Since the beginning of the 1990s Julia Scher has convincingly explored the insidious power relations at work in various forms of observation. At ZKM she was responsible for the relatively anodyne installation Superdesk (1993): you sit at a control desk wearing a helmet, and take your own mugshot with the installed cameras. Other works even managed to draw amusement from the surveillance theme, for example in the coquetry of some of the sequences from the Big Brother TV series or excerpts from the webcam project 'weliveinpublic.com, Josh Harris' (which could be seen in a 'Reality TV Lounge'). In his introductory talk at the opening, ZKM director Peter Weibel even went so far as to talk about 'Surveillance and Pleasure'. But his rhetorical argument ignored the element of repression that exists even in a relationship from which both parties - exhibitionist and voyeur - derive pleasure.

The inclusion of the rarely shown Film No. 6, Rape (1969), by John Lennon and Yoko Ono, was more persuasive on this point. Lennon and Ono assigned a cameraman and a sound recordist to follow a young woman for several days. At first she seems to enjoy the attention, despite being confused as to why she has been singled out. The two men remain indifferent to her pleas for an explanation, and eventually the woman develops a persecution complex which leads to her having a nervous breakdown.

The exhibition at ZKM rarely shows watchers and watched in such close contact.

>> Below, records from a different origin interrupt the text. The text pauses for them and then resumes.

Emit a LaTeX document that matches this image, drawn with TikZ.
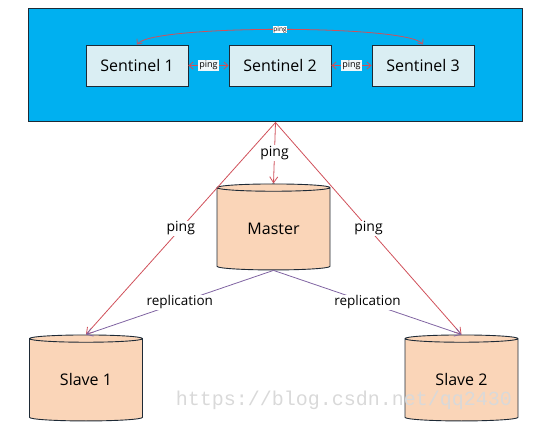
\documentclass[tikz,border=0pt]{standalone}
\usepackage{fontspec}
\setmainfont{Open Sans}
\setmonofont{Liberation Mono}
\usetikzlibrary{shapes.geometric,arrows.meta}
\definecolor{skyblue}{HTML}{00B0F0}
\definecolor{paleblue}{HTML}{DAEEF3}
\definecolor{peach}{HTML}{FAD5B8}
\definecolor{pingred}{HTML}{D0505A}
\definecolor{replpurple}{HTML}{8064A2}
\definecolor{edge}{HTML}{1E2A36}
\begin{document}
\begin{tikzpicture}[x=1pt,y=-1pt,
        sentbox/.style={draw=edge,line width=0.9pt,fill=paleblue,minimum width=102pt,minimum height=41pt,font=\fontsize{16}{18}\selectfont},
        db/.style={cylinder,shape border rotate=90,aspect=0.14,draw=edge,line width=0.9pt,fill=peach,minimum width=113pt,minimum height=86pt,inner sep=0pt,font=\fontsize{16}{18}\selectfont},
        ping/.style={draw=pingred,line width=0.8pt,-{Straight Barb[length=6pt,width=8pt]}},
        repl/.style={draw=replpurple,line width=0.8pt,-{Straight Barb[length=6pt,width=8pt]}},
        both/.style={draw=pingred,line width=0.8pt,{Straight Barb[length=4pt,width=7pt]}-{Straight Barb[length=4pt,width=7pt]}},
        lbl/.style={fill=white,text=black,inner sep=1pt,font=\fontsize{13.5}{15}\selectfont}]
    \useasboundingbox (0,0) rectangle (550,435);
    \node[draw=edge,line width=1pt,fill=skyblue,minimum width=494pt,minimum height=113pt,inner sep=0pt] (cluster) at (275.5,65.5) {};
    \node[sentbox] (s1) at (137,65.5) {Sentinel 1};
    \node[sentbox] (s2) at (280,65.5) {Sentinel 2};
    \node[sentbox] (s3) at (423,65.5) {Sentinel 3};
    \node[db] (master) at (273.5,229) {Master};
    \node[db] (slave1) at (86,380) {Slave 1};
    \node[db] (slave2) at (461.5,380) {Slave 2};
    \draw[both] (s1.north) .. controls +(15,-20) and +(-15,-20) .. (s3.north)
        node[pos=0.5,lbl,inner sep=0.5pt,font=\fontsize{6.5}{7}\selectfont] {ping};
    \draw[both] (s1) -- (s2) node[midway,lbl,fill=paleblue!40,font=\fontsize{9}{10}\selectfont] {ping};
    \draw[both] (s2) -- (s3) node[midway,lbl,fill=paleblue!40,font=\fontsize{9}{10}\selectfont] {ping};
    \draw[ping] (cluster.south) -- (master.top) node[midway,lbl,font=\fontsize{14}{16}\selectfont] {ping};
    \draw[ping] (cluster.south) -- (slave1.top) node[midway,lbl,font=\fontsize{14}{16}\selectfont] {ping};
    \draw[ping] (cluster.south) -- (slave2.top) node[midway,lbl,font=\fontsize{14}{16}\selectfont] {ping};
    \draw[repl] (master.bottom) -- (slave1.top) node[midway,lbl] {replication};
    \draw[repl] (master.bottom) -- (slave2.top) node[midway,lbl] {replication};
    \node[text=black!15,font=\ttfamily\fontsize{20}{22}\selectfont] (mark) at (344,400) {https://blog.csdn.net/qq2430};
\end{tikzpicture}
\end{document}
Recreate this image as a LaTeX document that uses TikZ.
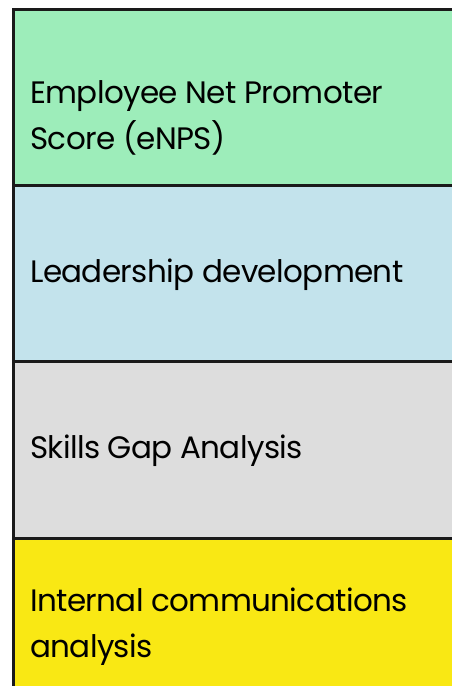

In most cases the awareness that surveillance is a possibility is enough, as Bentham knew. The methods used by the Ministry for State Security in the former East Germany relied on exactly this logic, and documentation from the Archiv BSTU was included in the show; this featured footage of demonstrators in front of the Palast der Republik, Nr 11 (1989), and punks on the streets of Berlin, Nr 12 (1989), but there were also jars of 'scent samples', used to trace potential enemies of the state. With these grim reminders of how 'normal' such measures can become, current attempts to legitimize a 'rhetoric of surveillance' as an integral part of our domestic political 'security' arrangements are all the more troubling.